City and Niagara County officials will meet next week to discuss the county's offer of $425,000 worth of free radios for the Lockport's Police and Fire departments.

The offer was made as part of the county's planned new $10 million emergency radio system, which is to include a tower at the city's compost plant.

In the future, the county's radios would be far more expensive to replace than the ones the city has now, Police Chief Lawrence M. Eggert said after a 40-minute closed-door session Wednesday with Fire Chief Thomas J. Passuite and the Common Council.

County Manager Jeffrey M. Glatz sent Lockport a letter last Friday making the offer of new radios and giving the city seven days to respond.

Eggert and Mayor Michael W. Tucker said their response was a request for more information.

Tucker said Thursday that Glatz, who did not return calls from The Buffalo News on the issue, emailed back with a proposal for the meeting.

"There's a lack of transparency," Eggert said. "We need more information, and we need it in writing. Right now it's a wink and a nod: 'Here's your free radios.' "

"We have a lot of questions," Tucker said. "I don't think any of us are stonewalling or being obstructionist."

"We're very content with the way things are," Passuite said Thursday. "About seven years ago we upgraded our radio system and it's been a 100 percent improvement."

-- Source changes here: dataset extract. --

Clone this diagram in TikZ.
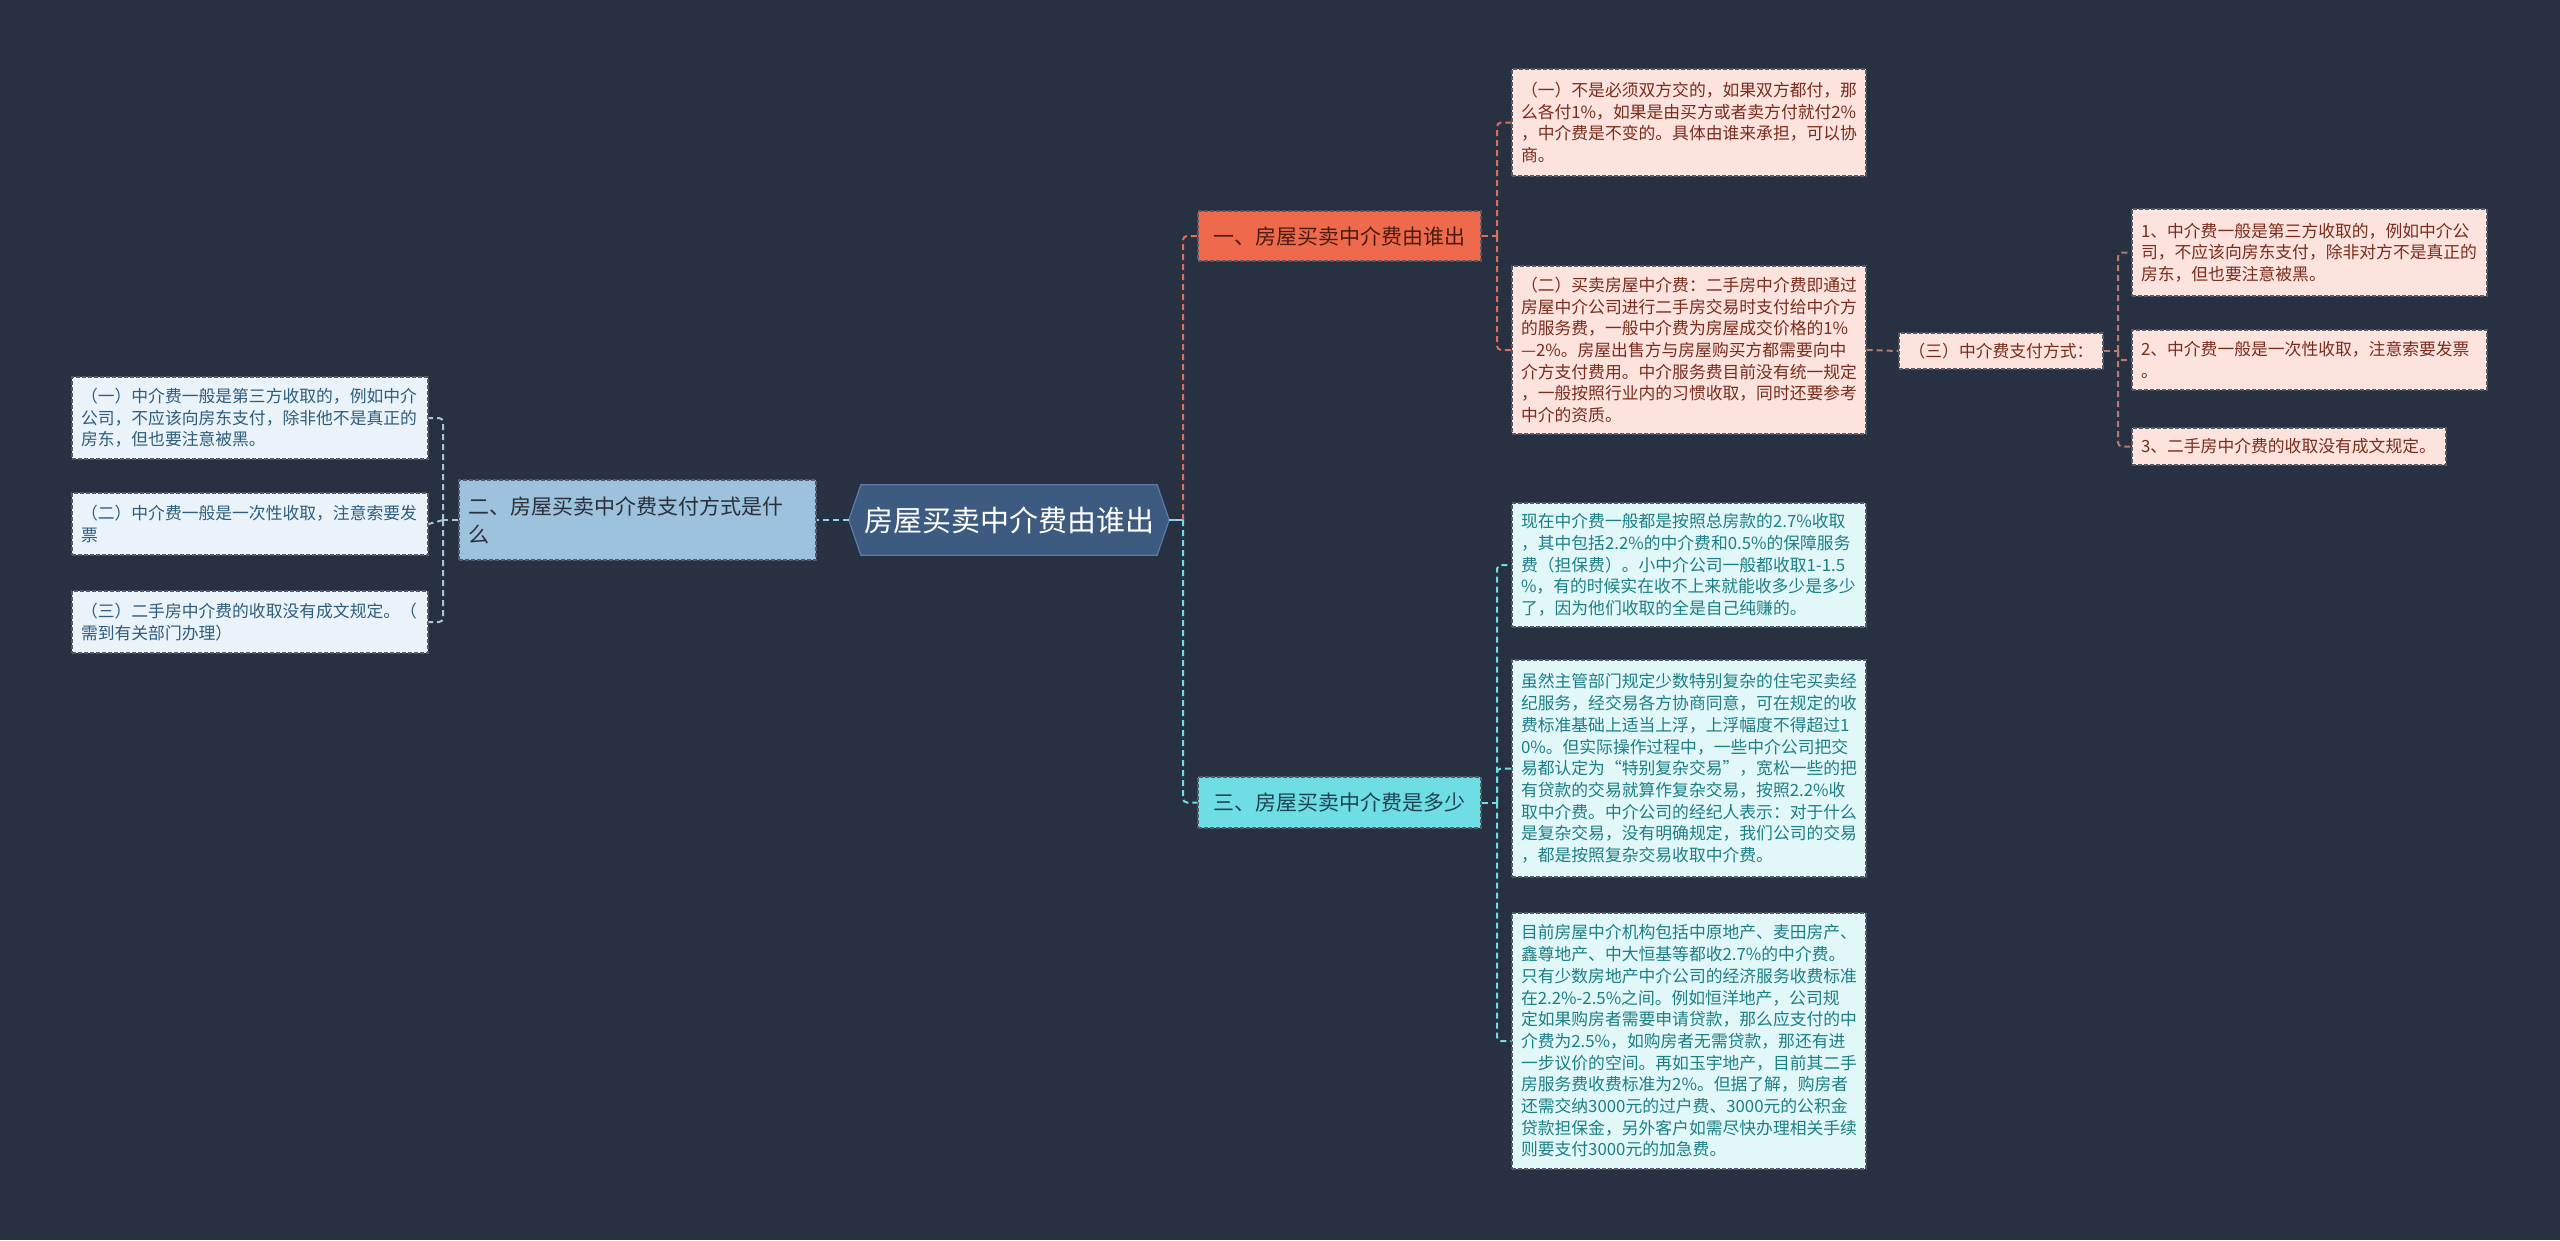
\documentclass[tikz,border=0pt]{standalone}
\usepackage{fontspec}
\setmainfont{Noto Sans CJK SC}
\usetikzlibrary{backgrounds}
\definecolor{bg}{HTML}{283141}
\definecolor{cfill}{HTML}{3D5A80}
\definecolor{cdraw}{HTML}{5B7BA6}
\definecolor{lnfill}{HTML}{9CC2DD}
\definecolor{lnt}{HTML}{2A2F38}
\definecolor{llfill}{HTML}{EAF3F9}
\definecolor{llt}{HTML}{2E5D7E}
\definecolor{lline}{HTML}{A9C6DB}
\definecolor{cline}{HTML}{8FD3E6}
\definecolor{b1fill}{HTML}{EF6A4C}
\definecolor{b1t}{HTML}{4A1C10}
\definecolor{rfill}{HTML}{FCE3DD}
\definecolor{rt}{HTML}{7A2C1C}
\definecolor{rline}{HTML}{D9705A}
\definecolor{rrline}{HTML}{B87A6C}
\definecolor{b3fill}{HTML}{6EDEE4}
\definecolor{b3t}{HTML}{1D4450}
\definecolor{tfill}{HTML}{E1F7F8}
\definecolor{tt}{HTML}{1C7F86}
\definecolor{tline}{HTML}{6EDEE4}
\definecolor{bord}{HTML}{555B66}
\newcommand\leaffont{\fontsize{16.8}{21.7}\selectfont}
\newcommand\branchfont{\fontsize{21}{28}\selectfont}
\newcommand\centerfont{\fontsize{29}{34}\selectfont}
\tikzset{
  boxbase/.style={rectangle, inner xsep=9pt, inner ysep=0pt, align=left,
    draw=bord, dash pattern=on 4pt off 2pt, line width=1.2pt},
  lleaf/.style={boxbase, fill=llfill, text=llt, font=\leaffont},
  rleaf/.style={boxbase, fill=rfill, text=rt, font=\leaffont},
  tleaf/.style={boxbase, fill=tfill, text=tt, font=\leaffont},
  lnode/.style={boxbase, fill=lnfill, text=lnt, font=\branchfont},
  bone/.style={boxbase, fill=b1fill, text=b1t, font=\branchfont, align=center},
  bthree/.style={boxbase, fill=b3fill, text=b3t, font=\branchfont, align=center},
  conn/.style={line width=2pt, dash pattern=on 6pt off 4pt, rounded corners=4pt},
  hexnode/.style={rectangle, minimum width=320pt, minimum height=70pt, inner sep=0pt,
    text=white, font=\centerfont},
}
\begin{document}
\begin{tikzpicture}[x=1pt,y=-1pt]
\useasboundingbox (0,0) rectangle (2560,1240);
\begin{pgfonlayer}{background}
\fill[bg] (0,0) rectangle (2560,1240);
\end{pgfonlayer}

% central
\node[hexnode] (c) at (1009,520) {房屋买卖中介费由谁出};
\begin{pgfonlayer}{background}
\filldraw[fill=cfill, draw=cdraw, line width=1.2pt]
  ([xshift=12pt]c.north west) -- ([xshift=-12pt]c.north east) -- (c.east)
  -- ([xshift=-12pt]c.south east) -- ([xshift=12pt]c.south west) -- (c.west) -- cycle;
\end{pgfonlayer}

% left branch
\node[lnode, text width=339pt, minimum height=80pt] (ln) at (637.5,520)
  {二、房屋买卖中介费支付方式是什\\么};
\node[lleaf, text width=338pt, minimum height=82pt] (l1) at (250,418)
  {（一）中介费一般是第三方收取的，例如中介\\公司，不应该向房东支付，除非他不是真正的\\房东，但也要注意被黑。};
\node[lleaf, text width=338pt, minimum height=62pt] (l2) at (250,524)
  {（二）中介费一般是一次性收取，注意索要发\\票};
\node[lleaf, text width=338pt, minimum height=62pt] (l3) at (250,622)
  {（三）二手房中介费的收取没有成文规定。（\\需到有关部门办理）};

% branch one
\node[bone, minimum width=283pt, minimum height=50pt] (b1) at (1339.5,236)
  {一、房屋买卖中介费由谁出};
\node[rleaf, text width=336pt, minimum height=107pt] (r1a) at (1689,122.5)
  {（一）不是必须双方交的，如果双方都付，那\\么各付1\%，如果是由买方或者卖方付就付2\%\\，中介费是不变的。具体由谁来承担，可以协\\商。};
\node[rleaf, text width=336pt, minimum height=168pt] (r1b) at (1689,350)
  {（二）买卖房屋中介费：二手房中介费即通过\\房屋中介公司进行二手房交易时支付给中介方\\的服务费，一般中介费为房屋成交价格的1\%\\—2\%。房屋出售方与房屋购买方都需要向中\\介方支付费用。中介服务费目前没有统一规定\\，一般按照行业内的习惯收取，同时还要参考\\中介的资质。};
\node[rleaf, align=center, minimum width=204pt, minimum height=36pt] (p3) at (2001,351)
  {（三）中介费支付方式：};
\node[rleaf, text width=337pt, minimum height=87pt] (s1) at (2309.5,252.5)
  {1、中介费一般是第三方收取的，例如中介公\\司，不应该向房东支付，除非对方不是真正的\\房东，但也要注意被黑。};
\node[rleaf, text width=337pt, minimum height=60pt] (s2) at (2309.5,360)
  {2、中介费一般是一次性收取，注意索要发票\\。};
\node[rleaf, text width=296pt, minimum height=37pt] (s3) at (2289,446.5)
  {3、二手房中介费的收取没有成文规定。};

% branch three
\node[bthree, minimum width=283pt, minimum height=51pt] (b3) at (1339.5,802.5)
  {三、房屋买卖中介费是多少};
\node[tleaf, text width=336pt, minimum height=124pt] (t1) at (1689,565)
  {现在中介费一般都是按照总房款的2.7\%收取\\，其中包括2.2\%的中介费和0.5\%的保障服务\\费（担保费）。小中介公司一般都收取1-1.5\\\%，有的时候实在收不上来就能收多少是多少\\了，因为他们收取的全是自己纯赚的。};
\node[tleaf, text width=336pt, minimum height=217pt] (t2) at (1689,768.5)
  {虽然主管部门规定少数特别复杂的住宅买卖经\\纪服务，经交易各方协商同意，可在规定的收\\费标准基础上适当上浮，上浮幅度不得超过1\\0\%。但实际操作过程中，一些中介公司把交\\易都认定为“特别复杂交易”，宽松一些的把\\有贷款的交易就算作复杂交易，按照2.2\%收\\取中介费。中介公司的经纪人表示：对于什么\\是复杂交易，没有明确规定，我们公司的交易\\，都是按照复杂交易收取中介费。};
\node[tleaf, text width=336pt, minimum height=256pt] (t3) at (1689,1041)
  {目前房屋中介机构包括中原地产、麦田房产、\\鑫尊地产、中大恒基等都收2.7\%的中介费。\\只有少数房地产中介公司的经济服务收费标准\\在2.2\%-2.5\%之间。例如恒洋地产，公司规\\定如果购房者需要申请贷款，那么应支付的中\\介费为2.5\%，如购房者无需贷款，那还有进\\一步议价的空间。再如玉宇地产，目前其二手\\房服务费收费标准为2\%。但据了解，购房者\\还需交纳3000元的过户费、3000元的公积金\\贷款担保金，另外客户如需尽快办理相关手续\\则要支付3000元的加急费。};

% junctions
\coordinate (jR) at (1183,520);
\coordinate (jL) at (443,520);
\coordinate (j1) at (1497,236);
\coordinate (j3) at (1497,802.5);
\coordinate (jp) at (2118,351);

% connectors
\draw[cline, line width=2pt] (c.east) -- (jR);
\draw[rline, conn] (jR) |- (b1.west);
\draw[tline, conn] (jR) |- (b3.west);
\draw[cline, conn] (c.west) -- (ln.east);
\draw[lline, conn] (ln.west) -- (jL);
\draw[lline, conn] (jL) |- (l1.east);
\draw[lline, conn] (jL) -- (l2.east);
\draw[lline, conn] (jL) |- (l3.east);

\draw[rline, conn] (b1.east) -- (j1);
\draw[rline, conn] (j1) |- (r1a.west);
\draw[rline, conn] (j1) |- (r1b.west);
\draw[rrline, conn] (r1b.east) -- (p3.west);
\draw[rrline, conn] (p3.east) -- (jp);
\draw[rrline, conn] (jp) |- (s1.west);
\draw[rrline, conn] (jp) |- (s2.west);
\draw[rrline, conn] (jp) |- (s3.west);

\draw[tline, conn] (b3.east) -- (j3);
\draw[tline, conn] (j3) |- (t1.west);
\draw[tline, conn] (j3) |- (t2.west);
\draw[tline, conn] (j3) |- (t3.west);
\end{tikzpicture}
\end{document}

He said firefighters now can communicate well inside several large buildings that gave them trouble before, and can be heard below the Niagara Escarpment, where there is a cluster of chemical plants.

Eggert said portable radios for officers last three to five years, and the ones the city has now cost $449. The county's radios will cost $4,100 each, Sheriff James R. Voutour said.

"They're close to top of the line," the sheriff said, adding he wanted the best warranties and performance he could get.

Mobile radios in police cars last a few years longer. The city's current model costs $2,000, while the county's new ones would cost $7,500 each, Eggert said.

"Even though it's free, we have to factor in the legacy costs," Eggert said.

He said he checked with Motorola, the county's radio contractor, and was told the company won't provide any solutions if, for example, its radios don't work inside a certain building or a particular area of Lockport.

"If something doesn't work, who's going to fix it? If we have to put some $20,000 repeaters on roofs of buildings so our officers are safe, then 'free' isn't so free," the chief said.

Voutour said the tower at the compost plant was included in the county plan specifically to solve such issues. He said putting agencies on the county's new ultra-high frequency 420-megahertz band will result in complete interoperability.

"I pleaded with Larry to go to the 420 and make this county interoperable. I just hope he does," the sheriff said.

Eggert said he's satisfied with the level of interoperability the city has now.